下賎な言い方をすれば、歴史遺産とでもいうべき既得権益に胡坐をかいているベテラン営業マンと不毛に近いか、あるいは営業担当任せの新田開発待ちの荒野やあっても小口の顧客しか望めないようなテリトリに新人や経験の少ない営業マンを当てて、実績が上がれば儲け物といった営業体制のところが多い。それは、とても体制と呼べるような組織でもないし、マネージメントがあるとも思えないのだが、その程度しか知らない人達にはそれが営業体制であり、営業マネージメントだと信じている。
大口固定客を後進に譲って、営業部全体では成績が上がったとしても、ベテラン営業マン個人としての営業成績は下がるだろう。マネージメントは、この個人として下がった分を組織で補い評価する体制を構築しなければならない。まず、そのような体制がありうると考えること、その体制が曲がりなりもできなければ、何時まで経っても人として半人前で、自分の成績しか興味のないベテラン営業マンが巣を食う営業部隊しか作り上げられない。よくて一匹狼とその影に隠れた野良犬とそのバラバラの上になりたつ組織を組織と呼べるのか?それをマネージメントしているというマネージャや経営陣をマネージャや経営陣と呼べるのか?

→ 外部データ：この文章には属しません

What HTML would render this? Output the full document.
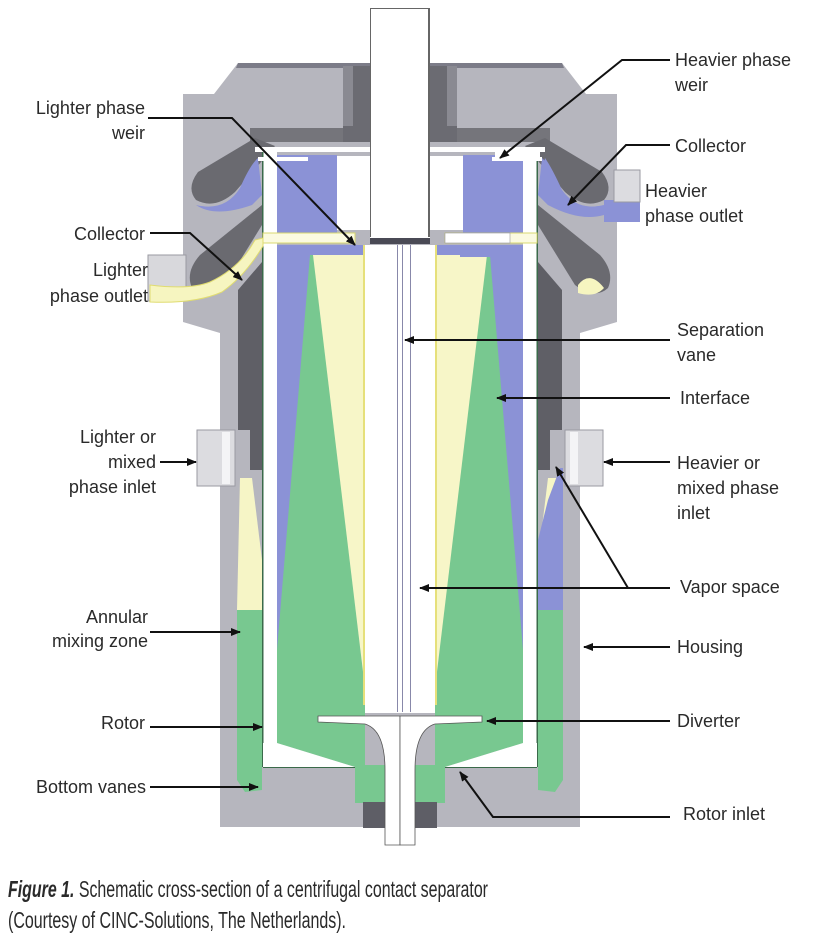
<!DOCTYPE html>
<html><head><meta charset="utf-8"><style>
html,body{margin:0;padding:0;background:#fff;}
svg{display:block;}
text{font-family:"Liberation Sans",Arial,sans-serif;fill:#2a2a2a;}
</style></head><body>
<svg width="830" height="951" viewBox="0 0 830 951" xmlns="http://www.w3.org/2000/svg">
<defs>
<marker id="ah" markerWidth="10" markerHeight="8" refX="9" refY="4" orient="auto" markerUnits="userSpaceOnUse">
<path d="M0,0 L10,4 L0,8 z" fill="#111"/></marker>
<g id="half">
  <path d="M238,63 L400,63 L400,827 L220,827 L220,333 L183,322 L183,94 L214,94 Z" fill="#b6b6be"/>
  <path d="M238,63 L400,63 L400,68 L236,68 Z" fill="#7c7c88"/>
  <rect x="250" y="128" width="120" height="14" fill="#75757b"/>
  <rect x="343" y="66" width="27" height="76" fill="#6b6b72"/>
  <rect x="343" y="66" width="10" height="60" fill="#8a8a92"/>
  <path d="M255,138 L275,146 L235,192 Q215,210 196,200 Q186,188 198,172 Z" fill="#6a6a70"/>
  <path d="M258,158 Q250,165 240,188 Q225,212 196,205 Q215,218 252,205 L262,195 Z" fill="#8b92d6"/>
  <path d="M262,205 L262,225 L225,285 Q205,300 192,288 Q185,272 200,255 Z" fill="#6a6a70"/>
  <path d="M238,290 L262,262 L262,470 L250,470 L250,430 L238,430 Z" fill="#5f5f66"/>
  <rect x="197" y="430" width="38" height="56" fill="#dcdce0" stroke="#9a9aa2"/>
  <rect x="222" y="432" width="8" height="52" fill="#f4f4f6"/>
  <path d="M240,478 L252,478 L262,560 L262,610 L237,610 Z" fill="#f6f5c6"/>
  <path d="M237,610 L262,610 L262,790 L245,792 L237,780 Z" fill="#78c890"/>
  <rect x="255" y="147" width="115" height="5" fill="#fff"/>
  <rect x="263" y="152" width="14" height="615" fill="#fff"/>
  <rect x="262" y="152" width="1.5" height="615" fill="#3a6a4a"/>
  <rect x="277" y="155" width="60" height="78" fill="#8b92d6"/>
  <rect x="337" y="156" width="33" height="74" fill="#fff"/>
  <rect x="258" y="157" width="50" height="4" fill="#fff"/>
  <rect x="263" y="233" width="92" height="10" fill="#fbfae0" stroke="#d8d870" stroke-width="1"/>
  <rect x="370" y="236" width="30" height="8" fill="#4a4a55"/>
  <rect x="277" y="245" width="88" height="500" fill="#8b92d6"/>
  <path d="M310,255 L365,255 L365,745 L277,745 L277,650 Z" fill="#78c890"/>
  <path d="M313,255 L365,255 L367,705 Z" fill="#f7f6c8"/>
  <rect x="363" y="245" width="2" height="460" fill="#e6e07a"/>
  <path d="M277,712 L365,712 L365,767 L355,767 L277,743 Z" fill="#78c890"/>
  <path d="M263,767 L263,743 L277,743 L355,767 Z" fill="#fff"/>
  <line x1="263" y1="767.5" x2="355" y2="767.5" stroke="#3a6a4a" stroke-width="1"/>
  <rect x="355" y="765" width="30" height="38" fill="#78c890"/>
  <rect x="363" y="802" width="22" height="26" fill="#5e5e66"/>
  <rect x="365" y="245" width="35" height="468" fill="#fff"/>
  <path d="M318,716 L400,716 L400,845 L385,845 L385,770 Q385,730 365,724 L318,722 Z" fill="#fff" stroke="#555" stroke-width="0.8"/>
  <rect x="370" y="8" width="30" height="230" fill="#fff"/>
  <line x1="370.5" y1="8" x2="370.5" y2="237" stroke="#666"/>
  <line x1="370" y1="8.5" x2="400" y2="8.5" stroke="#666"/>
  <line x1="397.5" y1="245" x2="397.5" y2="712" stroke="#8888aa"/>
</g>
</defs>
<use href="#half"/>
<use href="#half" transform="translate(800,0) scale(-1,1)"/>
<!-- right-side overrides -->
<path d="M545,158 Q552,168 562,190 Q578,212 604,205 L604,215 Q580,222 548,205 L538,195 Z" fill="#8b92d6"/>
<rect x="604" y="200" width="36" height="22" fill="#8b92d6"/>
<rect x="614" y="170" width="26" height="32" fill="#dcdce0" stroke="#9a9aa2"/>
<!-- left lighter outlet -->
<rect x="148" y="255" width="38" height="46" fill="#d8d8dc" stroke="#9a9aa2"/>
<path d="M150,285 Q190,290 210,282 Q240,268 255,240 L263,238 L263,246 Q245,276 222,292 Q195,304 150,302 Z" fill="#f6f5c0" stroke="#e0dc70" stroke-width="1"/>
<!-- right annulus blue -->
<path d="M560,468 L548,500 L538,540 L538,610 L563,610 L563,468 Z" fill="#8b92d6"/>
<path d="M578,285 Q590,270 604,288 Q595,298 578,293 Z" fill="#f6f5c0"/>
<rect x="445" y="233" width="65" height="10" fill="#fff" stroke="#999" stroke-width="0.6"/>
<rect x="495" y="152" width="45" height="5" fill="#fff"/>
<rect x="460" y="245" width="40" height="12" fill="#8b92d6"/>
<line x1="410.5" y1="245" x2="410.5" y2="712" stroke="#8888aa"/>
<line x1="428.5" y1="8" x2="428.5" y2="237" stroke="#666"/>
<!-- connectors -->
<g stroke="#111" stroke-width="2" fill="none">
<path d="M148,118 L232,118 L355,245" marker-end="url(#ah)"/>
<path d="M670,60 L622,60 L500,158" marker-end="url(#ah)"/>
<path d="M670,145 L626,145 L568,205" marker-end="url(#ah)"/>
<path d="M150,233 L190,233 L242,280" marker-end="url(#ah)"/>
<path d="M670,340 L405,340" marker-end="url(#ah)"/>
<path d="M670,398 L497,398" marker-end="url(#ah)"/>
<path d="M160,462 L196,462" marker-end="url(#ah)"/>
<path d="M670,462 L604,462" marker-end="url(#ah)"/>
<path d="M670,588 L420,588" marker-end="url(#ah)"/>
<path d="M628,588 L556,467" marker-end="url(#ah)"/>
<path d="M150,632 L240,632" marker-end="url(#ah)"/>
<path d="M670,647 L584,647" marker-end="url(#ah)"/>
<path d="M150,727 L262,727" marker-end="url(#ah)"/>
<path d="M670,721 L487,721" marker-end="url(#ah)"/>
<path d="M150,787 L258,787" marker-end="url(#ah)"/>
<path d="M670,817 L493,817 L460,772" marker-end="url(#ah)"/>
</g>
<g font-size="18">
<text x="145" y="114" text-anchor="end">Lighter phase</text>
<text x="145" y="139" text-anchor="end">weir</text>
<text x="675" y="66">Heavier phase</text>
<text x="675" y="91">weir</text>
<text x="675" y="152">Collector</text>
<text x="645" y="197">Heavier</text>
<text x="645" y="222">phase outlet</text>
<text x="145" y="240" text-anchor="end">Collector</text>
<text x="148" y="276" text-anchor="end">Lighter</text>
<text x="148" y="302" text-anchor="end">phase outlet</text>
<text x="677" y="336">Separation</text>
<text x="677" y="361">vane</text>
<text x="680" y="404">Interface</text>
<text x="156" y="443" text-anchor="end">Lighter or</text>
<text x="156" y="468" text-anchor="end">mixed</text>
<text x="156" y="493" text-anchor="end">phase inlet</text>
<text x="677" y="469">Heavier or</text>
<text x="677" y="494">mixed phase</text>
<text x="677" y="519">inlet</text>
<text x="680" y="593">Vapor space</text>
<text x="148" y="623" text-anchor="end">Annular</text>
<text x="148" y="647" text-anchor="end">mixing zone</text>
<text x="677" y="653">Housing</text>
<text x="145" y="729" text-anchor="end">Rotor</text>
<text x="677" y="727">Diverter</text>
<text x="146" y="793" text-anchor="end">Bottom vanes</text>
<text x="683" y="820">Rotor inlet</text>
</g>
<text x="8" y="897" font-size="23" textLength="480" lengthAdjust="spacingAndGlyphs"><tspan font-weight="bold" font-style="italic">Figure 1.</tspan>  Schematic cross-section of a centrifugal contact separator</text>
<text x="8" y="928" font-size="23" textLength="338" lengthAdjust="spacingAndGlyphs">(Courtesy of CINC-Solutions, The Netherlands).</text>
</svg>
</body></html>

本来、ベテラン営業マンとのしての真価の発揮どころは、次の二点に絞られるはずだ。まず、今まで担当していた大口固定客の営業業務をいかに標準化し、業務を簡素にして、できるだけ多くの暗黙知を形式知化して、営業サポート部隊と次の世代、経験の浅い営業マンに引継ぐ。次に、自らは新市場開発、新規顧客獲得に全力を上げ、営業部隊全体の成績、事業体全体の業績を向上する。
ベテラン営業マンがすること、しなければならないことは、少なくとも過去の遺産で食いつなぎ偉そうに振舞うことではないはずだ。後進が仕事をし易い環境を作ること、後進に業務を引き継ぐことは、並大抵の能力ではできない。経験のある人が経験に基づいてその都度処理するのは、できて当たり前。経験なり、知識なりを整理して、それを後進に渡して、渡した知識が後進の限られた経験を補う。そのお陰で、知識も能力も限られた後進がベテランに比べて遜色のない仕事をやってのける。やってのけるのは後進だが、やってのけられるようにするのはベテランの責務だ。ここまでの引継ぎや後進育成ができる人材がいるか、いないか、いることを奨励する企業文化や組織文化があるかないかが企業の将来を左右する。企業も組織もベテランもこれができてやっと半人前に近づける。これをしようとしないベテランは何時まで経っても半人前にもなれない。それは、それ良しとするマネージャにも経営陣にも、営業以外の業務に携わる人達にも、社会全体にも同じ事が言える。